Sewing Machines and Taped Ears

Weathered brick, painted by the wind and rain, catches my eyes and I feel the warm hands that built that wall. I am taken back to days long ago when, as a child, mom took me inside those walls and pulled shirts from hangers and held them up to me. Mr. French points out the sale sign as mom thinks, “Can I make one cheaper?” Back on the hanger goes the shirt, mom asks for boys' trousers. Corduroy with buttons, no zipper. Two sizes too big and long, mom has them wrapped up. Classmates will get a good laugh when I go to school with cuffs rolled up and waist pinned back. Safety pins - I hated them. I have a hard enough time in school with my ears tape back.

French's Pants Shop long gone, I pause to look at what remains of the yellow lettering on the weathered bricks. Leaving Mr.French in his little shop, we turn west and turn in two doors down where mom heads straight to the scrap table. Bolts of material line the walls and all colors of thread fill racks. If there isn't enough material in the scraps for a long sleeve shirt, I will be getting a short sleeve shirt made at home. Mom pauses at the new electric Singer sewing machine. She has that same look I get in the dime store in front of the cap guns. I like pumping the foot pedal of her sewing machine and watching the needle go up and down. Spin the drive wheel and watch the thread race across the top spindles then down and around the shiny silver needle's arm. I could never figure out what it did underneath to keep it from coming back out when the needle came back up. Ada, now living over Mr. French's shop, barks at me from her fire escape telling me to get to work.

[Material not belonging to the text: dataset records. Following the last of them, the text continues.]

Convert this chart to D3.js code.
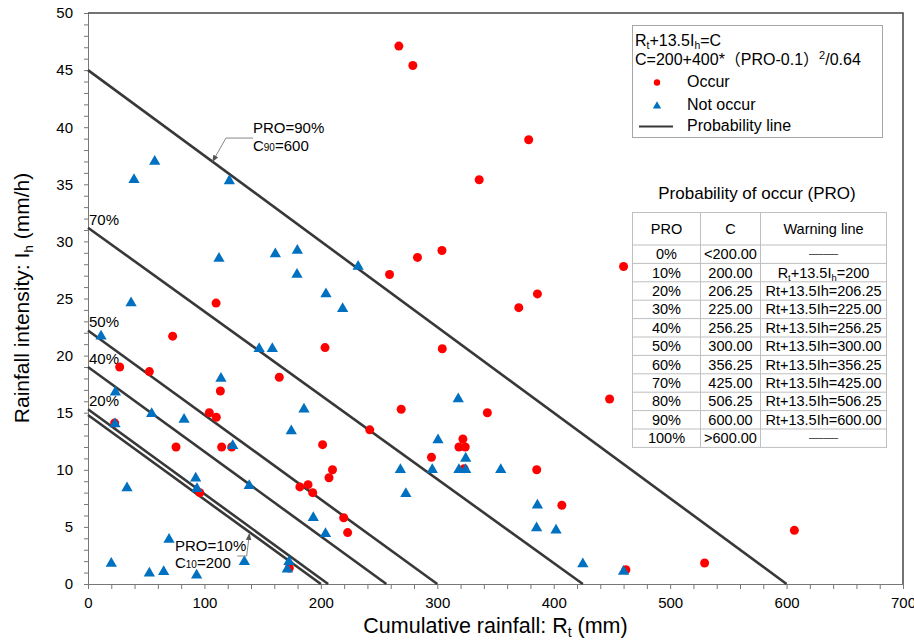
<!DOCTYPE html>
<html>
<head>
<meta charset="utf-8">
<script src="https://cdn.jsdelivr.net/npm/d3@7"></script>
<style>
  body { margin: 0; background: #fff; }
  svg { display: block; font-family: "Liberation Sans", Arial, "Noto Sans CJK SC", sans-serif; }
</style>
</head>
<body>
<div id="chart"><svg></svg></div>
<script>
// Occur (red) points: Rt (mm), Ih (mm/h)
const occurRt = [267, 279, 378.5, 336, 304, 283, 259, 386, 460, 448, 370, 203.6, 304.3, 269, 343, 242,
  201.5, 322, 318.6, 324, 295, 323, 385.4, 210, 207, 189, 182, 193, 407, 219.6, 223, 606.7, 529.6, 462,
  110, 72.7, 27.2, 52.7, 164.3, 113.7, 104.2, 110.2, 22.9, 75.6, 114.8, 123.4, 96, 172.9]
const occurIh = [47.1, 45.4, 38.9, 35.4, 29.2, 28.6, 27.1, 25.4, 27.8, 16.2, 24.2, 20.7, 20.6, 15.3, 15.0, 13.5,
  12.2, 12.7, 12.0, 12.0, 11.1, 10.1, 10.0, 10.0, 9.3, 8.7, 8.5, 8.0, 6.9, 5.8, 4.5, 4.7, 1.84, 1.25,
  24.6, 21.7, 19.0, 18.6, 18.1, 16.9, 15.0, 14.6, 14.1, 12.0, 12.0, 12.0, 8.0, 1.4]

// Not occur (blue) points
const notRt = [57.3, 39.5, 121.4, 112.5, 160.9, 179.8, 179.5, 37, 232, 204.4, 218.7, 185.5, 318, 300.6, 324.4,
  268.3, 295.7, 318.6, 324.4, 354.5, 273, 386, 193.5, 204, 385.3, 402, 425, 460, 11.2, 147, 158.3, 114.2,
  23.5, 54.7, 82.5, 23.2, 174.6, 124.3, 33.5, 92.5, 93.6, 138.5, 69.6, 20, 134.3, 52.7, 65, 93.3, 172.6, 171.2]
const notIh = [37.0, 35.4, 35.3, 28.5, 28.9, 29.2, 27.1, 24.6, 27.8, 25.4, 24.1, 15.3, 16.2, 12.6, 11.0,
  10.0, 10.0, 10.0, 10.0, 10.0, 7.9, 6.9, 5.8, 4.4, 4.9, 4.7, 1.75, 1.1, 21.7, 20.6, 20.6, 18.0,
  16.8, 14.9, 14.4, 14.0, 13.4, 12.1, 8.4, 9.25, 8.35, 8.6, 3.9, 1.8, 1.95, 0.94, 1.08, 0.76, 1.95, 1.29]

// probability lines: x-intercept (C) and y-intercept as drawn
const lineC = [200, 206.25, 256.25, 300, 425, 600]
const lineIh0 = [14.8, 15.3, 19.0, 22.2, 31.2, 45.0]
const lineLabels = ['', '20%', '40%', '50%', '70%', '']

const xTicks = d3.range(0, 701, 20)
const yTicks = d3.range(0, 51, 1)

// table
const proLabels = ['0%', '10%', '20%', '30%', '40%', '50%', '60%', '70%', '80%', '90%', '100%']
const cLabels = ['<200.00', '200.00', '206.25', '225.00', '256.25', '300.00', '356.25', '425.00', '506.25', '600.00', '>600.00']
const warnLabels = ['——', 'R_t+13.5I_h=200', 'Rt+13.5Ih=206.25', 'Rt+13.5Ih=225.00', 'Rt+13.5Ih=256.25',
  'Rt+13.5Ih=300.00', 'Rt+13.5Ih=356.25', 'Rt+13.5Ih=425.00', 'Rt+13.5Ih=506.25', 'Rt+13.5Ih=600.00', '——']

const margin = {top: 13, right: 11, bottom: 57, left: 88}
const W = 914, H = 641
const width = W - margin.left - margin.right
const height = H - margin.top - margin.bottom

const svg0 = d3.select('#chart svg').attr('width', W).attr('height', H)
const svg = svg0.append('g').attr('transform', 'translate(' + margin.left + ',' + margin.top + ')')

const x = d3.scaleLinear().domain([0, 700]).range([0, width])
const y = d3.scaleLinear().domain([0, 50]).range([height, 0])

// writes "R_t" style text with subscripts into a text element
function richText(sel, str, size) {
  let back = 0
  str.split(/(_\w)/).forEach(p => {
    if (!p) return
    if (p[0] === '_') {
      sel.append('tspan').attr('font-size', size * 0.65).attr('dy', size * 0.2).text(p[1])
      back = -size * 0.2
    } else {
      sel.append('tspan').attr('dy', back).text(p)
      back = 0
    }
  })
}

// axes
const xAxis = svg.append('g')
  .attr('transform', 'translate(0,' + height + ')')
  .call(d3.axisBottom(x).tickValues(xTicks).tickSize(5).tickPadding(8)
    .tickFormat(d => d % 100 === 0 ? d : ''))
xAxis.selectAll('text').attr('font-size', 15).attr('fill', '#000').style('font-family', 'inherit')

const yAxis = svg.append('g')
  .call(d3.axisLeft(y).tickValues(yTicks).tickSize(4).tickPadding(11)
    .tickFormat(d => d % 5 === 0 ? d : ''))
yAxis.selectAll('text').attr('font-size', 15).attr('fill', '#000').style('font-family', 'inherit')

svg.selectAll('.domain, .tick line').attr('stroke', '#777')

// frame top / right
svg.append('path')
  .attr('d', 'M0,0H' + width + 'V' + height)
  .attr('fill', 'none').attr('stroke', '#444').attr('stroke-width', 1.5)

// probability lines
svg.selectAll('.pline')
  .data(lineC)
  .join('line')
  .attr('x1', x(0)).attr('y1', (d, i) => y(lineIh0[i]))
  .attr('x2', d => x(d)).attr('y2', y(0))
  .attr('stroke', '#383838').attr('stroke-width', 2.6)

svg.selectAll('.plabel')
  .data(lineLabels)
  .join('text')
  .attr('x', x(0) + 1).attr('y', (d, i) => y(lineIh0[i]) - 3)
  .attr('font-size', 15).text(d => d)

// points
svg.selectAll('.occ')
  .data(occurRt)
  .join('circle')
  .attr('cx', d => x(d)).attr('cy', (d, i) => y(occurIh[i]))
  .attr('r', 4.5).attr('fill', '#ff0000')

const tri = d3.symbol().type(d3.symbolTriangle).size(55)
svg.selectAll('.not')
  .data(notRt)
  .join('path')
  .attr('d', tri)
  .attr('transform', (d, i) => 'translate(' + x(d) + ',' + y(notIh[i]) + ')')
  .attr('fill', '#0070c0')

// annotations with arrows
svg0.append('defs').append('marker')
  .attr('id', 'arr').attr('viewBox', '0 0 10 10').attr('refX', 9).attr('refY', 5)
  .attr('markerWidth', 7).attr('markerHeight', 7).attr('orient', 'auto')
  .append('path').attr('d', 'M0,1L10,5L0,9Z').attr('fill', '#555')

const line = d3.line().x(d => x(d[0])).y(d => y(d[1]))
svg.append('path').datum([[141.7, 39.05], [118.5, 39.05], [107.1, 37.0]])
  .attr('d', line).attr('fill', 'none').attr('stroke', '#888').attr('stroke-width', 1)
  .attr('marker-end', 'url(#arr)')
svg.append('path').datum([[128.2, 2.45], [136.3, 2.45], [138.6, 4.4]])
  .attr('d', line).attr('fill', 'none').attr('stroke', '#888').attr('stroke-width', 1)
  .attr('marker-end', 'url(#arr)')

function annot(px, py, big, sub, rest) {
  const t = svg.append('text').attr('x', x(px)).attr('y', y(py)).attr('font-size', 15)
  t.append('tspan').text(big)
  if (sub) {
    t.append('tspan').attr('font-size', 10).text(sub)
    t.append('tspan').text(rest)
  }
}
annot(141.7, 39.45, 'PRO=90%')
annot(141.7, 37.95, 'C', '90', '=600')
annot(74.7, 2.85, 'PRO=10%')
annot(74.7, 1.38, 'C', '10', '=200')

// axis titles
const xt = svg0.append('text').attr('x', margin.left + width / 2).attr('y', 633)
  .attr('text-anchor', 'middle').attr('font-size', 21.5)
richText(xt, 'Cumulative rainfall: R_t (mm)', 21.5)

const yt = svg0.append('text').attr('transform', 'translate(29,298) rotate(-90)')
  .attr('text-anchor', 'middle').attr('font-size', 21)
richText(yt, 'Rainfall intensity: I_h (mm/h)', 21)

// legend
const lg = svg0.append('g')
lg.append('rect').attr('x', 632.5).attr('y', 25.5).attr('width', 250).attr('height', 112)
  .attr('fill', '#fff').attr('stroke', '#a6a6a6')
richText(lg.append('text').attr('x', 635).attr('y', 46).attr('font-size', 16), 'R_t+13.5I_h=C', 16)
const l2 = lg.append('text').attr('x', 635).attr('y', 65).attr('font-size', 16)
l2.append('tspan').text('C=200+400*（PRO-0.1）')
l2.append('tspan').attr('font-size', 11).attr('dy', -6).text('2')
l2.append('tspan').attr('dy', 6).text('/0.64')
lg.append('circle').attr('cx', 657).attr('cy', 82.5).attr('r', 3.2).attr('fill', '#ff0000')
lg.append('text').attr('x', 687).attr('y', 87).attr('font-size', 16).text('Occur')
lg.append('path').attr('d', d3.symbol().type(d3.symbolTriangle).size(30))
  .attr('transform', 'translate(657,106)').attr('fill', '#0070c0')
lg.append('text').attr('x', 687).attr('y', 110).attr('font-size', 16).text('Not occur')
lg.append('line').attr('x1', 639).attr('x2', 673).attr('y1', 126.5).attr('y2', 126.5)
  .attr('stroke', '#383838').attr('stroke-width', 2)
lg.append('text').attr('x', 687).attr('y', 131).attr('font-size', 16).text('Probability line')

// table
const tb = svg0.append('g')
tb.append('text').attr('x', 757).attr('y', 199).attr('text-anchor', 'middle')
  .attr('font-size', 17).text('Probability of occur (PRO)')
const cols = [632.5, 700.5, 760.5, 886.5]
const top0 = 212.5, headH = 32.5, rowH = 18.4
const rowsY = proLabels.map((d, i) => top0 + headH + i * rowH)
tb.append('rect').attr('x', cols[0]).attr('y', top0).attr('width', cols[3] - cols[0])
  .attr('height', headH + rowH * proLabels.length).attr('fill', '#fff').attr('stroke', '#bfbfbf')
cols.slice(1, 3).forEach(c => tb.append('line').attr('x1', c).attr('x2', c).attr('y1', top0)
  .attr('y2', top0 + headH + rowH * proLabels.length).attr('stroke', '#bfbfbf'))
tb.selectAll('.hl').data(rowsY).join('line')
  .attr('x1', cols[0]).attr('x2', cols[3]).attr('y1', d => d).attr('y2', d => d).attr('stroke', '#bfbfbf')

const centers = [(cols[0] + cols[1]) / 2, (cols[1] + cols[2]) / 2, (cols[2] + cols[3]) / 2]
;['PRO', 'C', 'Warning line'].forEach((h, j) => tb.append('text').attr('x', centers[j])
  .attr('y', top0 + headH / 2 + 5).attr('text-anchor', 'middle').attr('font-size', 14.5).text(h))
proLabels.forEach((p, i) => {
  const yy = rowsY[i] + rowH / 2 + 5
  tb.append('text').attr('x', centers[0]).attr('y', yy).attr('text-anchor', 'middle').attr('font-size', 14.5).text(p)
  tb.append('text').attr('x', centers[1]).attr('y', yy).attr('text-anchor', 'middle').attr('font-size', 14.5).text(cLabels[i])
  const w = tb.append('text').attr('x', centers[2]).attr('y', yy).attr('text-anchor', 'middle').attr('font-size', 14.5)
  if (warnLabels[i] === '——') w.attr('fill', '#555').attr('y', yy - 1)
  richText(w, warnLabels[i], 14.5)
})
</script>
</body>
</html>
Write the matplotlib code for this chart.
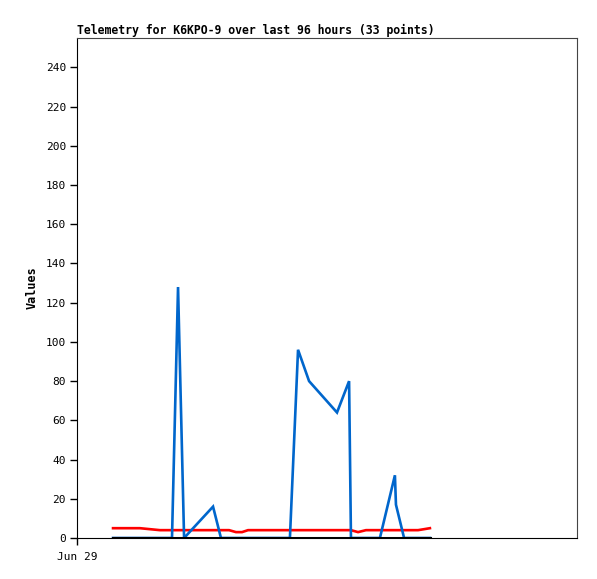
import matplotlib
matplotlib.use("Agg")
from matplotlib import pyplot as plt

# hours after midnight Jun 29, one entry per telemetry packet (33 points)
hours = [1.73, 2.40, 3.02, 3.50, 3.98, 4.56, 4.85, 5.14, 6.53, 6.91, 7.30,
         7.63, 7.92, 8.21, 8.78, 9.26, 9.74, 10.22, 10.61, 11.14, 12.48, 13.06,
         13.15, 13.49, 13.87, 14.54, 15.26, 15.31, 15.70, 15.98, 16.37, 16.66, 16.94]

ch_blue = [0, 0, 0, 0, 0, 0, 128, 0, 16, 0, 0,
           0, 0, 0, 0, 0, 0, 0, 96, 80, 64, 80,
           0, 0, 0, 0, 32, 17, 0, 0, 0, 0, 0]

ch_red = [5, 5, 5, 4.5, 4, 4, 4, 4, 4, 4, 4,
          3, 3, 4, 4, 4, 4, 4, 4, 4, 4, 4,
          4, 3, 4, 4, 4, 4, 4, 4, 4, 4.5, 5]

ch_black = [0] * 33

title = "Telemetry for K6KPO-9 over last 96 hours (33 points)"
x_label = "Jun 29"

plt.rcParams['font.family'] = ['DejaVu Sans Mono']

fig = plt.figure(figsize=(5.97, 5.79), dpi=100)
ax = fig.add_axes([77 / 597, 41 / 579, 500 / 597, 500 / 579])

ax.plot(hours, ch_red, color="#ff0000", lw=1.9, solid_joinstyle="miter")
ax.plot(hours, ch_blue, color="#0066cc", lw=1.9, solid_joinstyle="miter")
ax.plot(hours, ch_black, color="black", lw=2.2)

ax.set_xlim(0, 24)
ax.set_ylim(0, 255)
ax.set_yticks(range(0, 241, 20))
ax.set_xticks([0])
ax.set_xticklabels([x_label])
ax.tick_params(axis="both", labelsize=8, length=5, width=1, direction="out", pad=3)
ax.tick_params(axis="x", pad=5)

for side in ("top", "right"):
    ax.spines[side].set_color("#444444")
for side in ("left", "bottom"):
    ax.spines[side].set_color("black")

ax.set_ylabel("Values", fontsize=8.5, fontweight="bold", labelpad=5)
ax.set_title(title, loc="left", fontsize=8.3, fontweight="bold", pad=3)

fig.savefig("out.png", dpi=100)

The sewing store is now the park below my studio window and my studio was once the Fox Theater. I pause before going in and remember those days of riding the bus to town and walking with mom and hoping she would stop at Favorhomes and buy me another toy cowboy. Those cowboys and their horses were all different and interchangeable. I was still playing with them when I was twenty. Only then I set them up in still-life setups. Mom must have used better tape on my left ear, my reflection in the window shows my right ear sticking out more. I pause again at the top of the stairs to look at other memories.

Time to get to work and focus on my painting of Ann's garden.